1 From Mehboob’s Anmol Ghadi (1946). Music by Naushad. Song-lyric by Tanvir Naqvi. Rendered by Noorjehan and Surendra.

2 A scale of seven notes from which any number of raags take birth.

3 It was Shanker-Jaikishan’s Dil Apna Aur Preet Parai that bagged the Filmfare Best Music Director Award for 1960 and not Naushad’s Mughal-e-Azam, a film marking, during the same year, a milestone in our cinema.

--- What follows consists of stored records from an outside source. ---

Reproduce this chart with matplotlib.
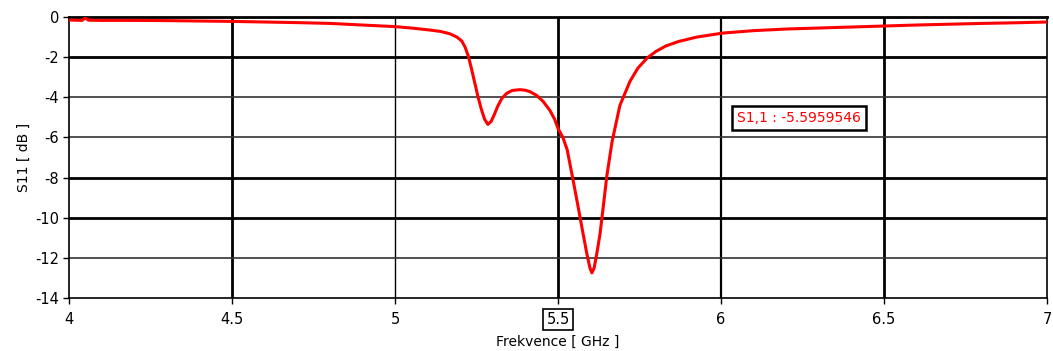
import matplotlib.pyplot as plt

plt.rcParams['axes.unicode_minus'] = False

# S11 sweep
freq_ghz = [4.00, 4.04, 4.05, 4.06, 4.10, 4.20, 4.30, 4.40, 4.50, 4.60, 4.70, 4.80,
            4.90, 5.00, 5.05, 5.107, 5.14, 5.169, 5.19, 5.205, 5.215, 5.225, 5.235,
            5.245, 5.255, 5.265, 5.275, 5.285, 5.295, 5.305, 5.315, 5.328, 5.343,
            5.36, 5.383, 5.40, 5.414, 5.434, 5.454, 5.475, 5.49, 5.50, 5.515, 5.528,
            5.546, 5.56, 5.573, 5.588, 5.598, 5.604, 5.611, 5.62, 5.629, 5.64, 5.65,
            5.666, 5.69, 5.721, 5.745, 5.773, 5.80, 5.83, 5.87, 5.926, 6.006, 6.10,
            6.20, 6.30, 6.40, 6.50, 6.60, 6.70, 6.80, 6.90, 7.00]
s11_db = [-0.15, -0.17, -0.05, -0.16, -0.17, -0.17, -0.18, -0.20, -0.22, -0.25,
          -0.28, -0.32, -0.40, -0.48, -0.55, -0.65, -0.72, -0.84, -1.0, -1.2,
          -1.5, -1.95, -2.6, -3.3, -4.0, -4.6, -5.1, -5.35, -5.2, -4.85, -4.45,
          -4.05, -3.8, -3.66, -3.62, -3.65, -3.72, -3.9, -4.2, -4.65, -5.1,
          -5.55, -6.0, -6.6, -8.1, -9.3, -10.45, -11.75, -12.5, -12.75, -12.5,
          -11.7, -10.8, -9.3, -7.9, -6.2, -4.4, -3.2, -2.55, -2.05, -1.72, -1.45,
          -1.22, -1.0, -0.8, -0.68, -0.6, -0.55, -0.5, -0.45, -0.40, -0.36,
          -0.32, -0.29, -0.25]

x_ticks = [4, 4.5, 5, 5.5, 6, 6.5, 7]
x_tick_labels = ['4', '4.5', '5', '5.5', '6', '6.5', '7']
y_ticks = [0, -2, -4, -6, -8, -10, -12, -14]
marker_label = 'S1,1 : -5.5959546'

fig = plt.figure(figsize=(10.53, 3.51), dpi=100)
ax = fig.add_axes([0.0655, 0.151, 0.9288, 0.8006])

ax.set_xlim(4, 7)
ax.set_ylim(-14, 0)

# grid drawn by hand to mimic the uneven line weights of the original
v_widths = {4.5: 2.0, 5: 1.0, 5.5: 2.0, 6: 1.6, 6.5: 2.0}
for xv, lw in v_widths.items():
    ax.axvline(xv, color='black', lw=lw, zorder=1)
h_widths = {-2: 2.0, -4: 1.2, -6: 1.2, -8: 2.0, -10: 2.0, -12: 1.2}
for yv, lw in h_widths.items():
    ax.axhline(yv, color='black' if lw > 1.5 else '#333333', lw=lw, zorder=1)

ax.plot(freq_ghz, s11_db, color='#ff0000', lw=2.2, zorder=3)

for side in ['left', 'bottom', 'right']:
    ax.spines[side].set_linewidth(1.2)
ax.spines['top'].set_linewidth(2.0)

ax.set_xticks(x_ticks)
ax.set_xticklabels(x_tick_labels)
ax.set_yticks(y_ticks)
ax.tick_params(direction='out', length=4, width=1, labelsize=10.5)
ax.tick_params(axis='x', pad=6)
ax.tick_params(axis='y', pad=3)

# boxed marker tick label
for lab in ax.get_xticklabels():
    if lab.get_text() == '5.5':
        lab.set_bbox(dict(boxstyle='square,pad=0.2', facecolor='white',
                          edgecolor='black', lw=1.2))

ax.set_xlabel('Frekvence [ GHz ]', fontsize=10, labelpad=6)
ax.set_ylabel('S11 [ dB ]', fontsize=10, labelpad=3)

ax.text(6.05, -5.05, marker_label, color='#ff0000', fontsize=10,
        ha='left', va='center', zorder=5,
        bbox=dict(boxstyle='square,pad=0.35', facecolor='white',
                  edgecolor='black', lw=1.8))

fig.savefig('out.png', dpi=100)
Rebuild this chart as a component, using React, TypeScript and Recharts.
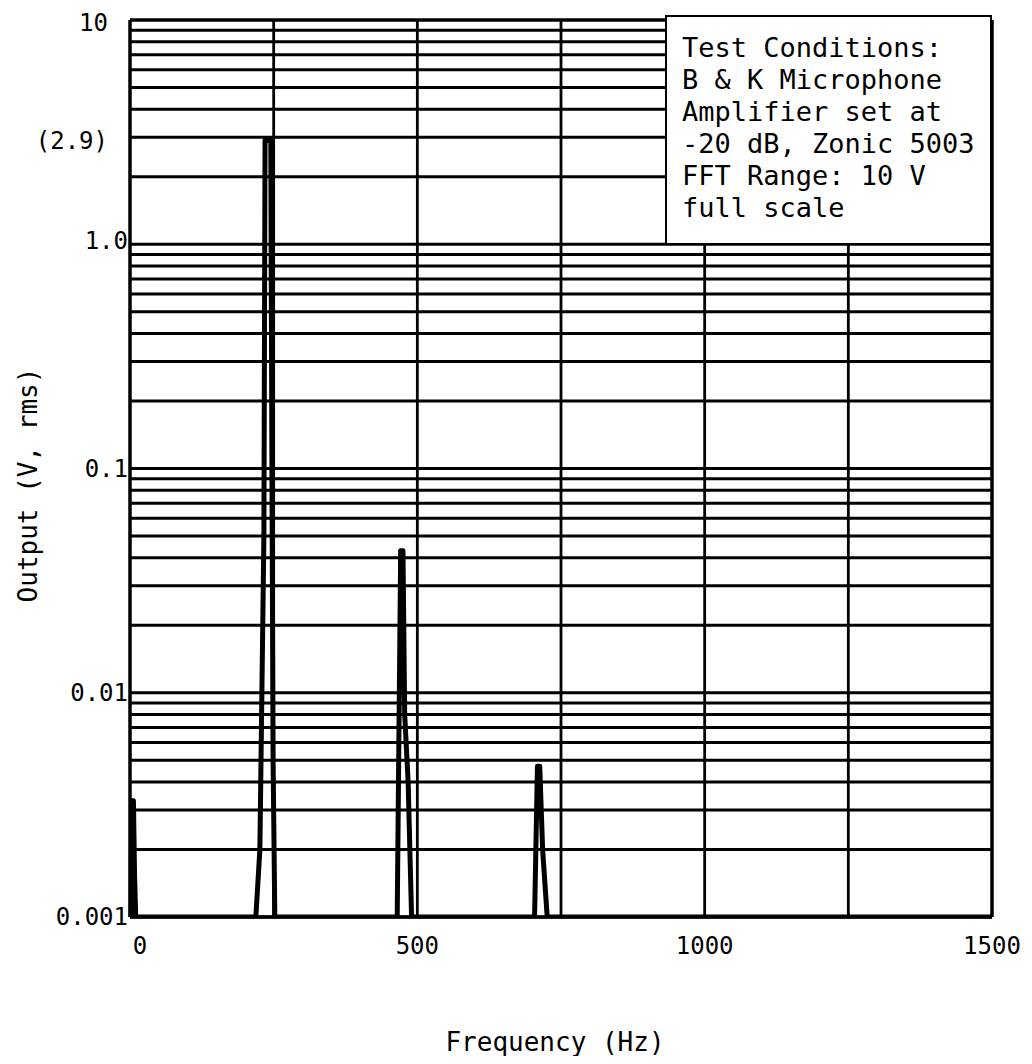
import { LineChart, Line, XAxis, YAxis, ReferenceLine } from 'recharts';

// spectrum trace (Hz, V rms)
const freqHz = [0, 2, 3, 6, 8, 10, 219, 226, 233, 235, 245, 247, 249, 252, 465, 471, 475, 478, 484, 490, 704, 709, 713, 718, 726, 1500];
const outputV = [0.001, 0.001, 0.0033, 0.0033, 0.0015, 0.001, 0.001, 0.002, 0.05, 2.9, 2.9, 0.1, 0.005, 0.001, 0.001, 0.043, 0.043, 0.008, 0.004, 0.001, 0.001, 0.0047, 0.0047, 0.002, 0.001, 0.001];

const xTicks = [0, 500, 1000, 1500];
const yTicks = [0.001, 0.01, 0.1, 1, 2.9, 10];
const yTickLabels: Record<string, string> = { '0.001': '0.001', '0.01': '0.01', '0.1': '0.1', '1': '1.0', '2.9': '(2.9)', '10': '10' };
const xGrid = [250, 500, 750, 1000, 1250, 1500];
const decades = [0.001, 0.01, 0.1, 1];
const mantissas = [1, 2, 3, 4, 5, 6, 7, 8, 9];
const yGrid = decades.flatMap((d) => mantissas.map((m) => +(m * d).toPrecision(3))).concat([10]);

const noteLines = ['Test Conditions:', 'B & K Microphone', 'Amplifier set at', '-20 dB, Zonic 5003', 'FFT Range: 10 V', 'full scale'];

const data = freqHz.map((f, i) => ({ f, v: outputV[i] }));

const FONT = '"DejaVu Sans Mono", monospace';

const YTick = (props: any) => {
    const { x, y, payload } = props;
    const label = yTickLabels[String(payload.value)];
    const shifted = payload.value === 10 || payload.value === 2.9;
    return (
        <text
            x={x - (shifted ? 20 : 0)}
            y={y + (payload.value === 10 ? 3 : payload.value === 1 ? -4 : 0)}
            dy="0.35em"
            textAnchor="end"
            fill="#000"
            fontSize={24}
            fontFamily={FONT}
        >
            {label}
        </text>
    );
};

const XTick = (props: any) => {
    const { x, y, payload } = props;
    return (
        <text x={x + (payload.value === 0 ? 10 : 0)} y={y} dy="0.71em" textAnchor="middle" fill="#000" fontSize={24} fontFamily={FONT}>
            {payload.value}
        </text>
    );
};

export default function App() {
    return (
        <div style={{ position: 'relative', width: 1016, height: 1048, background: '#fff' }}>
            <LineChart width={1016} height={1048} data={data} margin={{ top: 12, right: 32, left: 0, bottom: 0 }}>
                <XAxis
                    dataKey="f"
                    type="number"
                    domain={[0, 1500]}
                    ticks={xTicks}
                    height={139}
                    tickLine={false}
                    tickSize={0}
                    tickMargin={20}
                    axisLine={{ stroke: '#000', strokeWidth: 3.5 }}
                    tick={<XTick />}
                    label={() => (
                        <text x={547} y={1034} dy="0.35em" textAnchor="middle" fontSize={26} fontFamily={FONT} fill="#000">
                            Frequency (Hz)
                        </text>
                    )}
                />
                <YAxis
                    type="number"
                    scale="log"
                    domain={[0.001, 10]}
                    allowDataOverflow
                    ticks={yTicks}
                    width={122}
                    tickLine={false}
                    tickSize={0}
                    tickMargin={2}
                    axisLine={{ stroke: '#000', strokeWidth: 3.5 }}
                    tick={<YTick />}
                    label={() => (
                        <text x={20} y={477} dy="0.35em" textAnchor="middle" fontSize={26} fontFamily={FONT} fill="#000" transform="rotate(-90 20 477)">
                            Output (V, rms)
                        </text>
                    )}
                />
                {yGrid.map((v) => (
                    <ReferenceLine key={`y-${v}`} y={v} stroke="#000" strokeWidth={v === 10 ? 3.5 : 2.8} />
                ))}
                {xGrid.map((v) => (
                    <ReferenceLine key={`x-${v}`} x={v} stroke="#000" strokeWidth={v === 1500 ? 3.5 : 2.8} />
                ))}
                <Line
                    type="linear"
                    dataKey="v"
                    stroke="#000"
                    strokeWidth={5}
                    strokeLinejoin="round"
                    dot={false}
                    isAnimationActive={false}
                />
            </LineChart>
            <div
                style={{
                    position: 'absolute',
                    left: 657,
                    top: 7,
                    width: 327,
                    height: 230,
                    boxSizing: 'border-box',
                    border: '2px solid #000',
                    background: '#fff',
                    padding: '15px 0 0 15px',
                    fontFamily: FONT,
                    fontSize: 27,
                    lineHeight: '32px',
                    color: '#000',
                    whiteSpace: 'pre',
                }}
            >
                {noteLines.map((l) => (
                    <div key={l}>{l}</div>
                ))}
            </div>
        </div>
    );
}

4 The Filmfare Best Playback Singer Award (like the Filmfare Best Lyricist Award) came into being only with the year 1958. Its maiden winner was Lata Mangeshkar for Aa jaa re pardesi, the theme song of Madhumati composed by Salil Chowdhury to go upon Vyjayanthimala in Bimal Roy’s 1958 Filmfare Best Picture of that name. Initially, there was just one singer award. Only starting 1967 was this award bifurcated into the Best Playback Singer (Male) and Best Playback Singer (Female) segments.